The Galaxy Tab 310 might be priced under the Rs. 20,000 bracket, but it’s got a ton of connectivity options. For example, you can plug-in a SIM card and browse the web at high speeds using 3G connectivity. There’s HSPA+ support, which means theoretical speeds of upto 21Mbps, assuming your mobile provider supports it. The SIM card slot is neatly placed alongside the the edge of the tablet, right next to the microSD card slot. There’s also Wi-Fi support using the faster 802.11n standard and Samsung hasn’t left out Bluetooth 3.0 support either. Wi-Fi Direct capability means that you can connect directly with other compatible devices without the need for a Wi-Fi router or switch in between. The included GPS capability means you can use the Galaxy Tab as a GPS device, with the right apps installed, offering you directions and location information as you drive.
Because it’s a phone as well, we tested the calling functionality and the recipient could hear us clearly in our test calls. The speaker was loud enough as well. Browsing is buttery smooth and the tablet showed no signs of slowing down despite multiple tabs being open. However, if you’re loading too much flash content, you’ll have to be a little patient. Typing is quicker when in portrait mode, as you have to reach out for the letters in landscape, but that’s more of a personal choice. If you do want to get work done more quickly, an added keyboard accessory definitely helps.

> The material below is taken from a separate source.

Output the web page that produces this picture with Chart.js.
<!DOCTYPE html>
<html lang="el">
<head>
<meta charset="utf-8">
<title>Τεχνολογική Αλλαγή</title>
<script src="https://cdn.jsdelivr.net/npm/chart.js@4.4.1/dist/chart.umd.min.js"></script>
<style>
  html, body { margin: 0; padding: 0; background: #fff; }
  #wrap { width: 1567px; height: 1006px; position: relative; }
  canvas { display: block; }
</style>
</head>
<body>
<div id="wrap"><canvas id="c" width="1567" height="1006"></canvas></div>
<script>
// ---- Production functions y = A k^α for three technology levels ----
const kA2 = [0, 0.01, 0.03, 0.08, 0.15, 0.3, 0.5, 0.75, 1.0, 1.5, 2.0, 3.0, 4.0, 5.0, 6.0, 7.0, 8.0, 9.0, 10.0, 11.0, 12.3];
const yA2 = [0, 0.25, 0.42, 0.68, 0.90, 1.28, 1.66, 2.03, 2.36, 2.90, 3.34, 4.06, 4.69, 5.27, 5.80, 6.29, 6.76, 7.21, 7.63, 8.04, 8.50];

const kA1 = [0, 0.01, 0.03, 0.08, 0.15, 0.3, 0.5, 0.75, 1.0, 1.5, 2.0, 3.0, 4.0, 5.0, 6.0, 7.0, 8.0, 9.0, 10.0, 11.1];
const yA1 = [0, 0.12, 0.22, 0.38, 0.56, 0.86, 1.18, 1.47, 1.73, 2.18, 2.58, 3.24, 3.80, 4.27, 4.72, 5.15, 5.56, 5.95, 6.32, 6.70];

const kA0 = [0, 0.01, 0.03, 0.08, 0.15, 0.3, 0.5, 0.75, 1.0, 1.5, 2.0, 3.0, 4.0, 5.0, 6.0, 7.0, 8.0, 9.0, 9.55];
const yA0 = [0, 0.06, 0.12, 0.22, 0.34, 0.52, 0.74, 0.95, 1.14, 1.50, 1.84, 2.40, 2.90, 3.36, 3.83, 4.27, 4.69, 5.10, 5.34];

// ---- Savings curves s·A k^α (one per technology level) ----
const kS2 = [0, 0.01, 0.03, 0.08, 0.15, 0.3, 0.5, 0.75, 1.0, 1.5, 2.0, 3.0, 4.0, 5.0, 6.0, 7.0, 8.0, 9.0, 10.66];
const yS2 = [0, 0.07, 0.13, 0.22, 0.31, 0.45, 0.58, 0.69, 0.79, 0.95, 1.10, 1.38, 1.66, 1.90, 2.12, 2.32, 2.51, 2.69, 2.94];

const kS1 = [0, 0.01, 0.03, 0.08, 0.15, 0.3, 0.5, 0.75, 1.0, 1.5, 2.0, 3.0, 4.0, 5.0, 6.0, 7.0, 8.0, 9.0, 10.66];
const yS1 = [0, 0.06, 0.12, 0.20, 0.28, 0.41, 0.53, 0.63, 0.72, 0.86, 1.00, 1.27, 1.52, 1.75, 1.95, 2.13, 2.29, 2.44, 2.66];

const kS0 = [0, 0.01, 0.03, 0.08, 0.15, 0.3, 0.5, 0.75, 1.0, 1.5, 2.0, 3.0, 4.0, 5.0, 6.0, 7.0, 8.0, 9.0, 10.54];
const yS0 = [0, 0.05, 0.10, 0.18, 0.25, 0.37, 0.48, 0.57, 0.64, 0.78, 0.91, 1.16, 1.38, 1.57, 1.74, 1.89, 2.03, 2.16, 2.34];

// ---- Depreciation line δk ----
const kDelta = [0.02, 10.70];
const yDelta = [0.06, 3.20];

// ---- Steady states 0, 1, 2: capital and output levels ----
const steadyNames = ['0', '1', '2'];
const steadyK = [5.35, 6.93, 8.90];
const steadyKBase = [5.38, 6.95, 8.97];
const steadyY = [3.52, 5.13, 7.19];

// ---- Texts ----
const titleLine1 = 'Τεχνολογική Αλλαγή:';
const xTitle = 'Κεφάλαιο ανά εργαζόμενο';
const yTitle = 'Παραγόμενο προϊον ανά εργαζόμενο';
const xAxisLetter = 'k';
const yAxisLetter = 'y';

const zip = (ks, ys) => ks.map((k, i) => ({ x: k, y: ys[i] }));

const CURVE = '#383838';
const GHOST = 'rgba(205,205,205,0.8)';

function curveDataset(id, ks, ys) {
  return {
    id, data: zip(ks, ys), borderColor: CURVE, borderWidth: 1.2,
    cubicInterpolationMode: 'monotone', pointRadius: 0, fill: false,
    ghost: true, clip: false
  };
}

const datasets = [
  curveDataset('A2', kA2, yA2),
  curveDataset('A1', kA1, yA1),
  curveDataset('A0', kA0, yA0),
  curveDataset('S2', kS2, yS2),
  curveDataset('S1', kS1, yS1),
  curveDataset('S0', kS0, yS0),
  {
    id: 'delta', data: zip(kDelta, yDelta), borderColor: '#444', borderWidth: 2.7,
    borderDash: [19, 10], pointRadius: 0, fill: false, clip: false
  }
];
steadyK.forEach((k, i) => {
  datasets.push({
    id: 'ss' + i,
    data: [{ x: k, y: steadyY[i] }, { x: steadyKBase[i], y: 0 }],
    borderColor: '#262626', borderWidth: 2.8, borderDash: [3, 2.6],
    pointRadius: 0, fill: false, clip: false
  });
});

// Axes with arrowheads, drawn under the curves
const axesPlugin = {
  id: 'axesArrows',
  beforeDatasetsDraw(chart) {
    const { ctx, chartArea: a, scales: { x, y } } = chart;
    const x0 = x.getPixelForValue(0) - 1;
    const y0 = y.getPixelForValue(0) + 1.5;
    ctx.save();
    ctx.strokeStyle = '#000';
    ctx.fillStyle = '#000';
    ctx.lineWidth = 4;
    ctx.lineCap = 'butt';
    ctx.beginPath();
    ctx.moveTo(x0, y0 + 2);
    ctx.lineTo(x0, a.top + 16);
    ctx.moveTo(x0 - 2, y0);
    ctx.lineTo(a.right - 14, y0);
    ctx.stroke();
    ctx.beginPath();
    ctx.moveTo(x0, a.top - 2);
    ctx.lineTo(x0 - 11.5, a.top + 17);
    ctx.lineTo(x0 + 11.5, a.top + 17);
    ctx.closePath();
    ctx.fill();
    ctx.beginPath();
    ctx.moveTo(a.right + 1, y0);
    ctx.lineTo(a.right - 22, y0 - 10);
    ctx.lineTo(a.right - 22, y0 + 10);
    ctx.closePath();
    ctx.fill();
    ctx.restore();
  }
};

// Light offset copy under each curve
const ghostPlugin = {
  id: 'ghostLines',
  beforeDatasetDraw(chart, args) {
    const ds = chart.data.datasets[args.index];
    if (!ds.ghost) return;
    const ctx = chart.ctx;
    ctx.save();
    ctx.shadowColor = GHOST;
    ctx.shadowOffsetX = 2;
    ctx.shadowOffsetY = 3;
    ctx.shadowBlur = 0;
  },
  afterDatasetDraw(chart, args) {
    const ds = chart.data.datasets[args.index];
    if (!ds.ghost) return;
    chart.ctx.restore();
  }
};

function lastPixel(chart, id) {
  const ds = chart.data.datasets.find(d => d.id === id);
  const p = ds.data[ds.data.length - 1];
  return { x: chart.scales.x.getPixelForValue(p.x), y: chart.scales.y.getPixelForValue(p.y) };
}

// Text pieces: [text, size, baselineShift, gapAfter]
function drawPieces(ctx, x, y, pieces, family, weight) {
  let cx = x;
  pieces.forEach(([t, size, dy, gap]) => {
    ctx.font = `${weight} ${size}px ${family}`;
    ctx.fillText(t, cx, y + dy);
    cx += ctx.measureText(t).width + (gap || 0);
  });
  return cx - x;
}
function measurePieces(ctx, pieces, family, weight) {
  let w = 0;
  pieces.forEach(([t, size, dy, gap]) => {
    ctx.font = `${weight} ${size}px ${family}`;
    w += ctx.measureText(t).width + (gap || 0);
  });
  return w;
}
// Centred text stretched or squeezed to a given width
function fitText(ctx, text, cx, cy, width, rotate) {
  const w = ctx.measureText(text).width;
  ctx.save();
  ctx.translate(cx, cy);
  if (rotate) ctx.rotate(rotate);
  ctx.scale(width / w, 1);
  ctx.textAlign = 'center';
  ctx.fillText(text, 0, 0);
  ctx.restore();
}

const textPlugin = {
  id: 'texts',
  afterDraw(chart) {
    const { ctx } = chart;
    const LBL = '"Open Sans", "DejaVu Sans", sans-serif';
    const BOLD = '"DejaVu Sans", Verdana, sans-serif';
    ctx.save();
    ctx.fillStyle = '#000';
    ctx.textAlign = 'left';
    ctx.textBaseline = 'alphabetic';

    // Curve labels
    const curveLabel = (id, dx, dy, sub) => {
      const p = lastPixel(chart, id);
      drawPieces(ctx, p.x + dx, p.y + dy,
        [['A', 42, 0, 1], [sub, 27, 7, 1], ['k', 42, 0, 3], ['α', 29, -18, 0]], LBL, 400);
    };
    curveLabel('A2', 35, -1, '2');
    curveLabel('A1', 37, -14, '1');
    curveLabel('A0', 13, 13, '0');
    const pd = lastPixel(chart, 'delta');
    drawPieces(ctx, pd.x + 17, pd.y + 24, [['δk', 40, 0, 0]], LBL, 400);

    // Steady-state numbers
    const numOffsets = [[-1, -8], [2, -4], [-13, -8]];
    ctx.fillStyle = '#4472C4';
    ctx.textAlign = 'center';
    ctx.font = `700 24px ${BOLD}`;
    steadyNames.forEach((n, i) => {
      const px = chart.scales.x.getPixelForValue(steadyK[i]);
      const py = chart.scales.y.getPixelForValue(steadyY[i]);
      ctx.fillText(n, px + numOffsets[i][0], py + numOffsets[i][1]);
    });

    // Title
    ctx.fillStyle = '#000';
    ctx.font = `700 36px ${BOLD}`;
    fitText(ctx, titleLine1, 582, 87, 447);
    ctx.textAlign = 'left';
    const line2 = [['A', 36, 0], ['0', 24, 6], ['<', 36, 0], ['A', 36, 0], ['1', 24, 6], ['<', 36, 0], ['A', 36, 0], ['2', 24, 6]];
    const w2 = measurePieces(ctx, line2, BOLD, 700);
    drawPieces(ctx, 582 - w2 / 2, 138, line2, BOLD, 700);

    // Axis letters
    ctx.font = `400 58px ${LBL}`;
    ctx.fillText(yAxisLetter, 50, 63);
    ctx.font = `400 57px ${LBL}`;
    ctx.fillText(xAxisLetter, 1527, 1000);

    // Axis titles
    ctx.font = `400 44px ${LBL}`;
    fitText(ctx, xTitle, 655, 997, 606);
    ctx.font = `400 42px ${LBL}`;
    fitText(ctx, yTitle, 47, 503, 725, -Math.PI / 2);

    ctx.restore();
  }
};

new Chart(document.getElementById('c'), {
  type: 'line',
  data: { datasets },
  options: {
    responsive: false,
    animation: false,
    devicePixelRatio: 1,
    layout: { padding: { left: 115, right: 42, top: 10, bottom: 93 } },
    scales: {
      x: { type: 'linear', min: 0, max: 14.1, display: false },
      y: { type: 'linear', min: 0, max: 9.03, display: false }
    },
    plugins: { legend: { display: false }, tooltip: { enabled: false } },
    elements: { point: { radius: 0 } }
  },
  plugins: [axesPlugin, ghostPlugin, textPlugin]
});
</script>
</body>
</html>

The Galaxy Tab 2 310 comes bundled with Google’s latest Android build, version 4.0.3, so you immediately get the benefits of the latest Android features like Gmail, YouTube, Google Maps et al. Samsung has integrated games and books into the tablet using apps called the Samsung Hub Widget. It’s basically a custom app that has all of your games and books listed in a slightly different manner. Most of this content is available on Google’s Play store as well.
S Planner is another such customized app by Samsung. It’s a calendar app that has a built-in to-do list feature. Syncing is possible with any of your accounts linked to the tablet. One of the more impressive bundled apps is called Polaris document editor, which is basically an office suite. The interface is minimalistic, but it's got a decent set of features hidden away in the menus. The touchscreen interface and app work well together when it comes to text related work, such as documents and presentations. Spreadsheets on the other hand, as is the case with any other touch interface device, is a bit tacky to use.
Samsung’s ChatON mobile client is present on the tablet, as is Samsung Kies, which is the tool you’ll use to connect the tablet to PCs. There’s also Kies Air, which allows you to do this wirelessly, without having to connect a cable to your PC, each time you want to transfer a few files to the tablet.